In July I attended no fewer than six arts milestones each of them showing just how far the city has come in the last three to four years:
– the launch of a new Rubble Artists Editions project, matching up-and-coming artists with temporary publicly visible exhibition space
– a sold out season of Blood Brothers at the Court Theatre with superb production values for a granary venue!
– a brilliant performance of Mahler’s huge Resurrection Symphony with 120 players (half of them from the Melbourne Youth orchestra) and 100 in the choir. This showed just how far the CSO has come since its disintegrated state in the year after the February quake when it couldn’t play for months and months. It was performed in an Air Force aircraft museum surrounded by planes. Imagine what it could do with a decent performance venue.
– the opening of NZ Opera’s La Boheme in what at most times is a basketball stadium. Thanks to substantial support from CNZ the production values, the performance and the atmosphere was first class. This is the first big proscenium arch NZ Opera show in town since the end of 2010 and it was worth the wait.

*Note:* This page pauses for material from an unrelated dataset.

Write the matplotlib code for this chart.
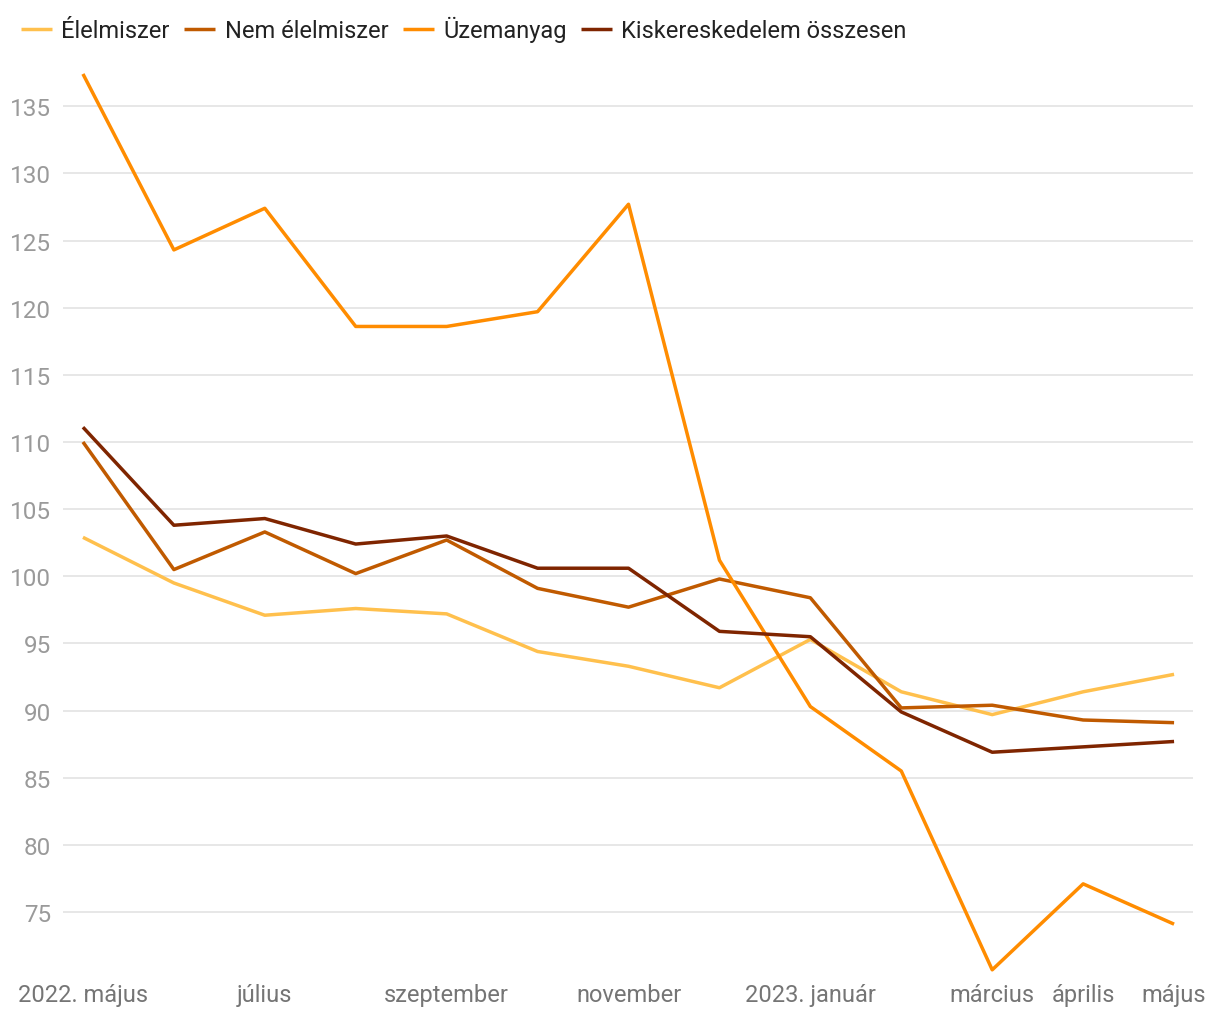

All these three events were within ten days of each other and the buzz in the city was palpable On July 18 I went to the sold-out opening night of upcoming playwright (Roger Hall’s daughter) Pip Hall’s play Ache at the Court’s new studio space in its daytime rehearsal room. The audience was mostly under 40. There were no parks in the enormous car park at the converted granary because of a sold- out season in the main stage. Afterwards there was even less parking when a packed house of kids were coming in for the twice weekly improv show Scared Scriptless.
It is so heartening to see such a big public response to the arts in their temporary venues – a granary, an Air Force museum and makeshift gallery spaces Finally I attended two glittering occasions, one of them at the top of the gondola looking over our slowly recovering city – to raise funds for both the CSO and the Court. Both need a solid foundation behind their proposed rebuild in the central city. But neither can afford to own their own building -apparently a recipe for disaster for an arts organisation facing high opex. So the argy-bargy continues with the council and the government as to where and how they can be accommodated. I met with CNZ man on the arts precinct ground Chris Herbert to learn more about these hold ups and frustrations affecting the arts community and remain just as frustrated as he is with the lack of progress. It’s such a shame when the arts organisations themselves are demonstrating such energy, commitment and excellence.